= EXERCISE DETAILS =
Everything from the line with "What Apache ECharts" through the line with "const yAxisTitle = 'Current (kA)';", inclusive, should be repeated exactly, except the pictures.
··· DATA
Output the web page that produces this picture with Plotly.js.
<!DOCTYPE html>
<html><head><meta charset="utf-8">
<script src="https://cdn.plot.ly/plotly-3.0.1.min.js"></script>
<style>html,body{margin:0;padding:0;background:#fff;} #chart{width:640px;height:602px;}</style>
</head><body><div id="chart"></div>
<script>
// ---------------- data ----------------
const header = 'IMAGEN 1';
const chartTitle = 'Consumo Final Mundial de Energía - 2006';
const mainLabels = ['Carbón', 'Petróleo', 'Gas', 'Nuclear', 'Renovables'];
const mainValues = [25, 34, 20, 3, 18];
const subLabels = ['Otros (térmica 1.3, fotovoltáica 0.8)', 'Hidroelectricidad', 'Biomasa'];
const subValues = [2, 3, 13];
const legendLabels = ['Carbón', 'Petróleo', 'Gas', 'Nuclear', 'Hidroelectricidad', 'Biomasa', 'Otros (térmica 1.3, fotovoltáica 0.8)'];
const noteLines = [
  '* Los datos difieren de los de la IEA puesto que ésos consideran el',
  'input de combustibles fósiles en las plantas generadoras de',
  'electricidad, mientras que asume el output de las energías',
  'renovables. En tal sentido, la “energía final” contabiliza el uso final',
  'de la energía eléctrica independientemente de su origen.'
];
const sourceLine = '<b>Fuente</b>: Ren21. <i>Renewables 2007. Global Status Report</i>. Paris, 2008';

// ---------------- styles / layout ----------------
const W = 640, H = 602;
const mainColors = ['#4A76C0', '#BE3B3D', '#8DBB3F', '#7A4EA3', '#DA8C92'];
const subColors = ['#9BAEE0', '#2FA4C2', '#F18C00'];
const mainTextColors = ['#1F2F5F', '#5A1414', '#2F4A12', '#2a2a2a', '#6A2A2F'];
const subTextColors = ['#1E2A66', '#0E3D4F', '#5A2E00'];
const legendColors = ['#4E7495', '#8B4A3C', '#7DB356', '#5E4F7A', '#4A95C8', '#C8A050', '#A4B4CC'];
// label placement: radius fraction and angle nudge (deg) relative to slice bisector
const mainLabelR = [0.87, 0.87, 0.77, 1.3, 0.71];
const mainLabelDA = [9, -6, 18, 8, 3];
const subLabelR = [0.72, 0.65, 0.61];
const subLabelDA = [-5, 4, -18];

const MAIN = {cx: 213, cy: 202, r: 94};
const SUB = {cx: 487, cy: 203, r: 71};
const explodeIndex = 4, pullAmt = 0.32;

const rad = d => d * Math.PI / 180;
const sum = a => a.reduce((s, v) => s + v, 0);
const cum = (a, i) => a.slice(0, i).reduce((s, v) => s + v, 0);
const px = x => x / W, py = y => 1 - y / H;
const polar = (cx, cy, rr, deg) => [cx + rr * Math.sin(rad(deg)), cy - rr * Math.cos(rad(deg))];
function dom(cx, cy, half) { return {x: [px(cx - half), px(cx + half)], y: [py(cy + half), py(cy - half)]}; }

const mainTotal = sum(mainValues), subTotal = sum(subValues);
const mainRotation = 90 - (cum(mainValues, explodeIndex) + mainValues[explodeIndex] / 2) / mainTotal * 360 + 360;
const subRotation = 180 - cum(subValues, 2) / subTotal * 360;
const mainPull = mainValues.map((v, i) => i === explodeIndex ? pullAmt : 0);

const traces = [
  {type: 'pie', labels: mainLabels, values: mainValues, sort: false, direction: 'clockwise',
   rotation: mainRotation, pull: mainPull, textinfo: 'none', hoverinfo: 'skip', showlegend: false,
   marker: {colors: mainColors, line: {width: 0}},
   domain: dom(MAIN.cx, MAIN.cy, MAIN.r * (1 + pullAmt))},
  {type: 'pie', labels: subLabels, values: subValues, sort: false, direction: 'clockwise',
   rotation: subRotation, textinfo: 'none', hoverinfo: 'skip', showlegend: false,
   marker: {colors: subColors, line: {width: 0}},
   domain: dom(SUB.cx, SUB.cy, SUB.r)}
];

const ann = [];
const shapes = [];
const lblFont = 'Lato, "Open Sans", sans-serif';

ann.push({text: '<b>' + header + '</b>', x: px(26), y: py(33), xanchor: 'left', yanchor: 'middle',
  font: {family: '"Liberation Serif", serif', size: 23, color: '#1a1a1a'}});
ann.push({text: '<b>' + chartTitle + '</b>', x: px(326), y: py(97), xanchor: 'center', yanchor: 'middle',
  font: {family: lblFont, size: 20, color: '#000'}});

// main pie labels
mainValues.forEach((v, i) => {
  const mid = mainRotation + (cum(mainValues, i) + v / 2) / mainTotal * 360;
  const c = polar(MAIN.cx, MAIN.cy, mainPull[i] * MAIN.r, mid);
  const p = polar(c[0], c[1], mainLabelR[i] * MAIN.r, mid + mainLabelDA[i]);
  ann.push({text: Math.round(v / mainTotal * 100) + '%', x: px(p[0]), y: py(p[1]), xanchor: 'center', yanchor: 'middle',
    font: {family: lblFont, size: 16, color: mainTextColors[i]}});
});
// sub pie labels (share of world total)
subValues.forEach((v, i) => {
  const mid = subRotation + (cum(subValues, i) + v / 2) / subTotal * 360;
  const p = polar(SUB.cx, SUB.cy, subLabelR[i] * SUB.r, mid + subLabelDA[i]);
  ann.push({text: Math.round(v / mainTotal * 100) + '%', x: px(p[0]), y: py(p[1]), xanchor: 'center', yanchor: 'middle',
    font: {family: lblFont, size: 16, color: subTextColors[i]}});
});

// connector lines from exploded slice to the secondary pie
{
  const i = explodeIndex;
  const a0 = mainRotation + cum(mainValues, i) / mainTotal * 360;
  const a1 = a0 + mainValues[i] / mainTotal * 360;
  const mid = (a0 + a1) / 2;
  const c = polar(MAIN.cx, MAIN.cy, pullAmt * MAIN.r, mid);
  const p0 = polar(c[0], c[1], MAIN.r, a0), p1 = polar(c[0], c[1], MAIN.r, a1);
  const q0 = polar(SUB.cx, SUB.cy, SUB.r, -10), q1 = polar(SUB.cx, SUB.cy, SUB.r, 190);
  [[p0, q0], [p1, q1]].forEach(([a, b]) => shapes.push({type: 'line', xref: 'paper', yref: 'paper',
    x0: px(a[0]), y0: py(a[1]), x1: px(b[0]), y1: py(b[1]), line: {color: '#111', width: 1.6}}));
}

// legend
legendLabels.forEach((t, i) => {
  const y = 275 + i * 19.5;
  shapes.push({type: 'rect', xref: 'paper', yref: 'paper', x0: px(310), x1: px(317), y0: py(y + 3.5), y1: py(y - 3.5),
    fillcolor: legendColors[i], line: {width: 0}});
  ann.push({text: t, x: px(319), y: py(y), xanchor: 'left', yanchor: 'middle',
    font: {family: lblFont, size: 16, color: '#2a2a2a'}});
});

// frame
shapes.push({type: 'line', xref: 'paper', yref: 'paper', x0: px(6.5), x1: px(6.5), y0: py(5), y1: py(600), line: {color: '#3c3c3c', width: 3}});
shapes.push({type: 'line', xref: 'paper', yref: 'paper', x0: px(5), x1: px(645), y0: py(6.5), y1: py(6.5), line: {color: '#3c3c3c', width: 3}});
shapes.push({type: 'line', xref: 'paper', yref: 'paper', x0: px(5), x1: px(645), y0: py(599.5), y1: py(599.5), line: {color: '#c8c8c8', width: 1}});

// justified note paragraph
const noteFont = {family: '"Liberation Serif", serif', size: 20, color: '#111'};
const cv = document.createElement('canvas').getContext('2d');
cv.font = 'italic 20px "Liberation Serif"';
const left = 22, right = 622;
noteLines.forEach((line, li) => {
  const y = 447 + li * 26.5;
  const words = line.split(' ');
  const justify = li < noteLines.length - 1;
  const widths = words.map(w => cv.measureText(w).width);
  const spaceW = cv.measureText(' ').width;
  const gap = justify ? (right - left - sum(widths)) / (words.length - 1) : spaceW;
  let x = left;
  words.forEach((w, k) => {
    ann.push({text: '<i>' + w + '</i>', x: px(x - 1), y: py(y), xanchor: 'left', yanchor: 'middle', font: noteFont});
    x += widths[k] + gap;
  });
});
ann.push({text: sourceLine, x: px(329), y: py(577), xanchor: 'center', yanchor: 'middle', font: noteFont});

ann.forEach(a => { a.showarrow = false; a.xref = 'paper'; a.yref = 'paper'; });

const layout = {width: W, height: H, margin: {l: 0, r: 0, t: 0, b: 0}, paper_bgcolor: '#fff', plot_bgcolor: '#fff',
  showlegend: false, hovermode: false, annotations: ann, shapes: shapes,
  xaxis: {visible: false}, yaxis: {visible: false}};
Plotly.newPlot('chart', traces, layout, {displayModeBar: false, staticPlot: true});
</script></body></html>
······
··· DATA
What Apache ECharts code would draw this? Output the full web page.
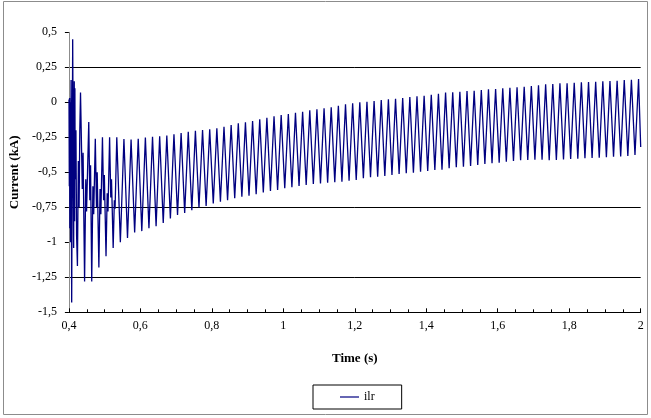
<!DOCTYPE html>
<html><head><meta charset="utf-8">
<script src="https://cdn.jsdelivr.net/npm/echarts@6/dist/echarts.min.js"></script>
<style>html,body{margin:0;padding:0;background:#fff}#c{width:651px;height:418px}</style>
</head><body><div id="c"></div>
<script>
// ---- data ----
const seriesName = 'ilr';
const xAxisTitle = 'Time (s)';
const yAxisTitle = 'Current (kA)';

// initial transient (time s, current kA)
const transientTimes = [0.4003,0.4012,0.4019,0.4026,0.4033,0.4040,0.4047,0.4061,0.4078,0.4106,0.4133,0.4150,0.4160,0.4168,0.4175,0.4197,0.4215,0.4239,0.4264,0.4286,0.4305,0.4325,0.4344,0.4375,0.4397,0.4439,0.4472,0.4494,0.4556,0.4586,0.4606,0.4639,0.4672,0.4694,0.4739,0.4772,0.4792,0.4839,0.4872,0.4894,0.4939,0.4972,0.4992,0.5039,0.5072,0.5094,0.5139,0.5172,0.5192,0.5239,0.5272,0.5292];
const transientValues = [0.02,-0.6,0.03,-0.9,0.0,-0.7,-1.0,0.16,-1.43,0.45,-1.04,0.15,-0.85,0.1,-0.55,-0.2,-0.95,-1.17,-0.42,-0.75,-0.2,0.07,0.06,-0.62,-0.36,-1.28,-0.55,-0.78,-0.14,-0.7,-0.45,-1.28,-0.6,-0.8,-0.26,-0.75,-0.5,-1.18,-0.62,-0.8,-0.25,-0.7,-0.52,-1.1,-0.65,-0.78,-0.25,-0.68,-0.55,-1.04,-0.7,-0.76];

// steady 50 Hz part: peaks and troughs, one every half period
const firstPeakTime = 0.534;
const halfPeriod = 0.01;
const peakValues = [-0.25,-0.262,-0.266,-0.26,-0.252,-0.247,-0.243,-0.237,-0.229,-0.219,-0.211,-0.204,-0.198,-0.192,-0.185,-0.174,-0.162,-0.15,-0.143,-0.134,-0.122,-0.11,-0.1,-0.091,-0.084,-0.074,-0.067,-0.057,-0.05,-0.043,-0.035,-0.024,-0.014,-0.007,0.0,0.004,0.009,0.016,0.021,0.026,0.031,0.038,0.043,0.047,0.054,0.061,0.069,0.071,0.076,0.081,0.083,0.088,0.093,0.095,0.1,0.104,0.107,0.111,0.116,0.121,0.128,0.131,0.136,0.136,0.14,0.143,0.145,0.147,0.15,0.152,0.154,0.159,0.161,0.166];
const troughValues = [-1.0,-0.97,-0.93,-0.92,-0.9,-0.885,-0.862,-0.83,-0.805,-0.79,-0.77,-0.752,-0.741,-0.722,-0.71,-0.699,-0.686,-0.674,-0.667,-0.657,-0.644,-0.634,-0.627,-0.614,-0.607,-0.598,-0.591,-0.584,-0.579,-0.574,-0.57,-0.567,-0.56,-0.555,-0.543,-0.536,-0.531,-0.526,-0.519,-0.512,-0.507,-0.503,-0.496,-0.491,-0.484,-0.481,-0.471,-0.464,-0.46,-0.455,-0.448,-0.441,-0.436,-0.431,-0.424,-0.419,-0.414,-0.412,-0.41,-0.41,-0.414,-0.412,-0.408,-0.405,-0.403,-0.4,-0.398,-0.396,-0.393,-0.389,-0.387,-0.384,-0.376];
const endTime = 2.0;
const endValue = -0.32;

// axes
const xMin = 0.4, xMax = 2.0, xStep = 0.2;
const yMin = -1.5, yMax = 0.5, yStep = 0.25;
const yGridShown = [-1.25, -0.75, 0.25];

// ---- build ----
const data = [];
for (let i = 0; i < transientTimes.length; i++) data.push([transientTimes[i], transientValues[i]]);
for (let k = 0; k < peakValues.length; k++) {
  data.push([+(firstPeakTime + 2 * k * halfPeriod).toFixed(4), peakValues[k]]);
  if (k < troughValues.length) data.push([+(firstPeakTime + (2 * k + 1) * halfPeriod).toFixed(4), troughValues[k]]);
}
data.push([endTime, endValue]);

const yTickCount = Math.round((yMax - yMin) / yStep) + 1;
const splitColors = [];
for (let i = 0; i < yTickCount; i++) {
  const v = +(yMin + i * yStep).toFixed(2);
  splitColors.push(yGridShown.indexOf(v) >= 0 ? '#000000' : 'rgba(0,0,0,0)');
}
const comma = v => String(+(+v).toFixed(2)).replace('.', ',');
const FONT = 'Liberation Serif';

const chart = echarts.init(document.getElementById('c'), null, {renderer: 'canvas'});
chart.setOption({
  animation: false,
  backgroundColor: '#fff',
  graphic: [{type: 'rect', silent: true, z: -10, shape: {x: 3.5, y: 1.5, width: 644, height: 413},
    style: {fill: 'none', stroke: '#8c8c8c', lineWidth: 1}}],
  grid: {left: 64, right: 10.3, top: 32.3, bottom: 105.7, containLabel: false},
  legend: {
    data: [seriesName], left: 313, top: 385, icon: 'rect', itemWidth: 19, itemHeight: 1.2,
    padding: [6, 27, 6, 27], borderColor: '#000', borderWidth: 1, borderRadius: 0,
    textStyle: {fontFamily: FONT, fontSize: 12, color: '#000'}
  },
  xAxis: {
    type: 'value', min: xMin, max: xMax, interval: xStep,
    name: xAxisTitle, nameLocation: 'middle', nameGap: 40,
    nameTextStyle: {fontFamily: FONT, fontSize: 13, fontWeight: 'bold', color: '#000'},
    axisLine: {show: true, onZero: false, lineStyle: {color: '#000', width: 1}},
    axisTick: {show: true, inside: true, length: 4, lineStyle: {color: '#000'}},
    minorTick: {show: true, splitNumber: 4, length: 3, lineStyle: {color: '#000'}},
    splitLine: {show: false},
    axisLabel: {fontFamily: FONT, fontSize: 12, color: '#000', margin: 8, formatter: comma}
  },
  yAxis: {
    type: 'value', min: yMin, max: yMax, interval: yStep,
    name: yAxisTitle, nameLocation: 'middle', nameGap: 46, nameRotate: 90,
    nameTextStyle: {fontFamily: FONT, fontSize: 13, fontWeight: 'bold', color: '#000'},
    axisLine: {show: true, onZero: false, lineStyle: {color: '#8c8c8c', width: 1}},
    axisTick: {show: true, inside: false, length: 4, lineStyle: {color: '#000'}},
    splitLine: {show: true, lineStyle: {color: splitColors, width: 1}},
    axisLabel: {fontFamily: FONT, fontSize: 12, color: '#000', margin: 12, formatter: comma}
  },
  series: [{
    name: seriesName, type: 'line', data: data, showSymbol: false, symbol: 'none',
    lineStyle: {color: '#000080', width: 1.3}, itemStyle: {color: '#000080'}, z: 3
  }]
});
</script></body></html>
······
= OUTPUT OF THE EXERCISE =
What Apache ECharts code would draw this? Output the full web page.
<!DOCTYPE html>
<html><head><meta charset="utf-8">
<script src="https://cdn.jsdelivr.net/npm/echarts@6/dist/echarts.min.js"></script>
<style>html,body{margin:0;padding:0;background:#fff}#c{width:651px;height:418px}</style>
</head><body><div id="c"></div>
<script>
// ---- data ----
const seriesName = 'ilr';
const xAxisTitle = 'Time (s)';
const yAxisTitle = 'Current (kA)';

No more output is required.